When transferring resources to an intermediary, a charity must direct and control the use of its resources [Footnote 13] to meet the own activities test. The charity must be the body that makes decisions and sets parameters on significant issues related to the activity on an ongoing basis, such as the following:
• how the activity will be carried out
• the activity’s overall goals
• the area or region where the activity is carried out
• who benefits from the activity
• what goods and services the charity’s money will buy
• when the activity will begin and end

Maintaining direction and control does not mean a charity cannot accept advice from its intermediaries, or that a charity must make every decision involved in the carrying out of an activity, although it must have the ability to intervene in any decision. Typically, the types of decisions listed above would describe the overall framework of an activity.
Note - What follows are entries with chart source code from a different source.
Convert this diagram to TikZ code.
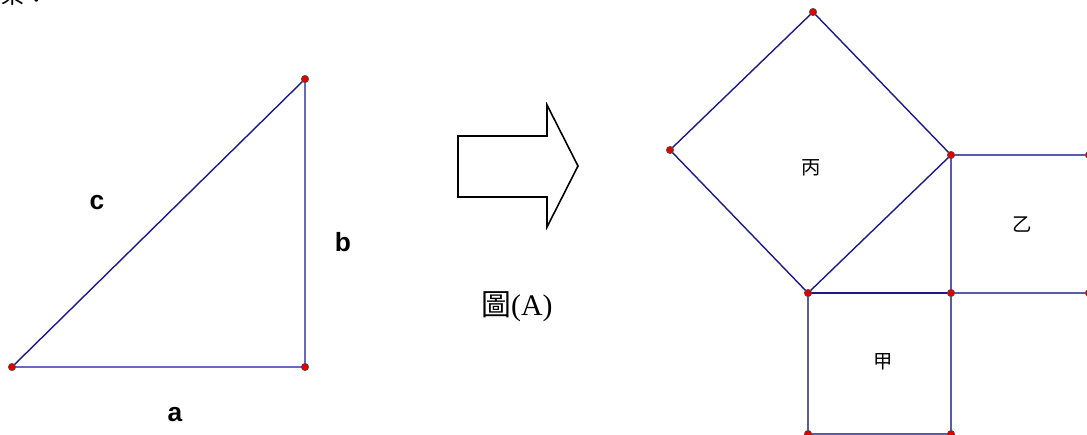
\documentclass[tikz,border=0pt]{standalone}
\usepackage{fontspec}
\setmainfont{Liberation Serif}
\setsansfont{Liberation Sans}
\newfontfamily\cjk{Noto Sans CJK TC}
\usetikzlibrary{positioning}
\definecolor{edgeBlue}{HTML}{1A1A8C}
\definecolor{sqBlue}{HTML}{5A5AAA}
\definecolor{dotRed}{HTML}{E00000}

\tikzset{
  side/.style={draw=edgeBlue,line width=0.8pt},
  sqside/.style={draw=sqBlue,line width=0.9pt},
  vtx/.style={circle,fill=dotRed,draw=black!70,line width=0.3pt,inner sep=0pt,minimum size=4.2pt},
  leglabel/.style={font=\sffamily\bfseries\fontsize{15}{18}\selectfont},
  sqlabel/.style={font=\cjk\fontsize{11}{13}\selectfont}
}

\begin{document}
\begin{tikzpicture}[x=0.02cm,y=-0.02cm]
  \useasboundingbox (0,0) rectangle (1087,435);
  \begin{scope}
  \clip (0,0) rectangle (1087,435);

  % cut-off heading
  \node[font=\cjk\fontsize{14}{16}\selectfont,anchor=base west] (head) at (-6,4) {案：};

  % triangle
  \coordinate (A) at (12,367);
  \coordinate (B) at (305,367);
  \coordinate (C) at (305,79);
  \draw[side] (A) -- (B) -- (C) -- cycle;
  \foreach \p in {A,B,C} \node[vtx] at (\p) {};
  \node[leglabel] (lc) at (97,203) {c};
  \node[leglabel] (lb) at (343,242) {b};
  \node[leglabel] (la) at (175,415) {a};

  % block arrow
  \draw[line width=0.9pt,line join=miter] (458,136) -- (547,136) -- (547,105) -- (578,166)
    -- (547,227) -- (547,197) -- (458,197) -- cycle;
  \node[font=\fontsize{17}{20}\selectfont] (cap) at (517,307) {{\cjk 圖}(A)};

  % squares on the sides
  \coordinate (P) at (808,293);
  \coordinate (Q) at (951,293);
  \coordinate (R) at (951,155);
  \coordinate (S) at (813,12);
  \coordinate (T) at (670,150);
  \coordinate (U) at (1089,155);
  \coordinate (V) at (1089,293);
  \coordinate (W) at (951,434);
  \coordinate (X) at (808,434);
  \draw[sqside] (P) -- (X) -- (W) -- (Q);
  \draw[sqside] (Q) -- (V);
  \draw[sqside] (R) -- (U);
  \draw[sqside] (R) -- (Q);
  \draw[side] (P) -- (Q);
  \draw[side] (P) -- (R) -- (S) -- (T) -- cycle;
  \foreach \p in {P,Q,R,S,T,U,V,W,X} \node[vtx] at (\p) {};
  \node[sqlabel] (bing) at (811,168) {丙};
  \node[sqlabel] (yi) at (1022,225) {乙};
  \node[sqlabel] (jia) at (883,362) {甲};
  \end{scope}
\end{tikzpicture}
\end{document}
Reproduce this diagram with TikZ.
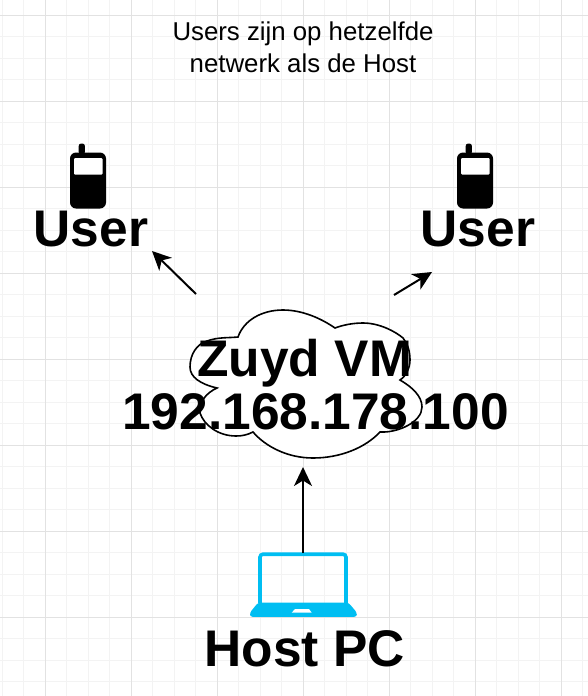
\documentclass[tikz,border=0pt]{standalone}
\usepackage{xcolor}
\usepackage{fontspec}
\setmainfont{Liberation Sans}
\usetikzlibrary{arrows.meta, positioning}
\definecolor{gridmajor}{HTML}{E2E2E2}
\definecolor{gridminor}{HTML}{F3F3F3}
\definecolor{laptopblue}{HTML}{00BEF2}
\tikzstyle{biglabel} = [inner sep=0pt, font=\fontsize{51.5}{53.5}\selectfont\bfseries, text=black]
\tikzstyle{note} = [inner sep=0pt, font=\fontsize{25.8}{31.5}\selectfont, align=center, text=black]
\tikzstyle{arrow} = [line width=2pt,-{Stealth[length=19pt,width=18pt,inset=5.5pt]}]
\tikzset{phone/.pic={
    \fill[black, rounded corners=2.5pt] (8.7,-9) rectangle (14.9,2);
    \fill[black, rounded corners=6pt] (0,0) rectangle (36,56);
    \fill[white, rounded corners=1pt] (4,5.5) rectangle (32.5,22);
}}
\begin{document}
\begin{tikzpicture}[x=1pt, y=-1pt, >=Stealth]
    \useasboundingbox (0,0) rectangle (588,696);

    % Grid
    \foreach \i in {0,...,27} {
        \draw [gridminor, line width=0.8pt] (2+21.5*\i,0) -- (2+21.5*\i,696);
    }
    \foreach \i in {0,...,32} {
        \draw [gridminor, line width=0.8pt] (0,-6.5+21.5*\i) -- (588,-6.5+21.5*\i);
    }
    \foreach \i in {0,...,6} {
        \draw [gridmajor, line width=0.8pt] (45+86*\i,0) -- (45+86*\i,696);
    }
    \foreach \i in {0,...,7} {
        \draw [gridmajor, line width=0.8pt] (0,15+86*\i) -- (588,15+86*\i);
    }

    % Cloud
    \draw [black, fill=white, line width=1.6pt] (238,337)
        .. controls (244,320) and (262,310) .. (283,310)
        .. controls (303,310) and (322,319) .. (335,328)
        .. controls (343,325) and (353,323) .. (363,323)
        .. controls (380,323) and (396,332) .. (403,338)
        .. controls (408,344) and (410,352) .. (410,360)
        .. controls (410,368) and (406,376) .. (400,380)
        .. controls (412,387) and (422,396) .. (422,407)
        .. controls (422,422) and (398,433) .. (380,432)
        .. controls (365,448) and (340,458) .. (313,458)
        .. controls (288,458) and (266,447) .. (253,432)
        .. controls (247,435) and (242,436) .. (236,436)
        .. controls (218,436) and (204,425) .. (200,413)
        .. controls (199,402) and (206,393) .. (217,388)
        .. controls (200,384) and (190,377) .. (190,367)
        .. controls (190,354) and (197,344) .. (207,341)
        .. controls (218,337) and (228,338) .. (238,337) -- cycle;

    % Laptop
    \draw [laptopblue, line width=3.6pt, rounded corners=3pt] (260,603) -- (260,554.2) -- (346,554.2) -- (346,603);
    \fill [laptopblue, rounded corners=2.5pt] (258,602.7) -- (348.5,602.7) -- (356.8,612.5) -- (356.8,616.8) -- (250,616.8) -- (250,612.5) -- cycle;
    \fill [white] (295,609) -- (309,609) -- (311.7,612.7) -- (291.7,612.7) -- cycle;

    % Phones
    \pic at (70,152.5) {phone};
    \pic at (457,152.5) {phone};

    % Labels
    \node (usernote) [note] at (303,47.5) {Users zijn op hetzelfde\\netwerk als de Host};
    \node (userleft) [biglabel, anchor=base] at (91,246.7) {User};
    \node (userright) [biglabel, anchor=base] at (478,246.7) {User};
    \node (vmname) [biglabel, anchor=base] at (304.7,376) {Zuyd VM};
    \node (vmip) [biglabel, anchor=base] at (315.5,429.3) {192.168.178.100};
    \node (host) [biglabel, anchor=base] at (304.5,666) {Host PC};
    \coordinate (laptop) at (303,553);

    % Free ends of the arrows
    \coordinate (cloudleft) at (196,294);
    \coordinate (cloudright) at (394,295);
    \coordinate (cloudbottom) at (303,467);
    \coordinate (tipleft) at (152,251);
    \coordinate (tipright) at (432,272);

    % Arrows
    \draw [arrow] (cloudleft) -- (tipleft);
    \draw [arrow] (cloudright) -- (tipright);
    \draw [arrow] (laptop) -- (cloudbottom);

\end{tikzpicture}
\end{document}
An intermediary that carries out the work in the field is often in a better position to make day-to-day operational decisions. A charity can delegate the responsibility for such decisions to an intermediary, although this is not required under the Income Tax Act. For example, a charity might delegate the authority to make the following kinds of decisions:
• which local vendor to buy supplies from
• hiring and managing staff
• locating potential beneficiaries for an activity
• maintaining buildings owned or operated for the charity’s activities

The intermediary should report back to the charity on any decisions made, so that it can make sure that the intermediary continues to comply with the Income Tax Act. For example, an agent awarding scholarships for a charity should be able to provide a list of recipients. This will let the charity make sure the agent is not awarding scholarships only to friends and family of the agent. The charity can veto awards that are not appropriate, and so continue to meet the public benefit test.”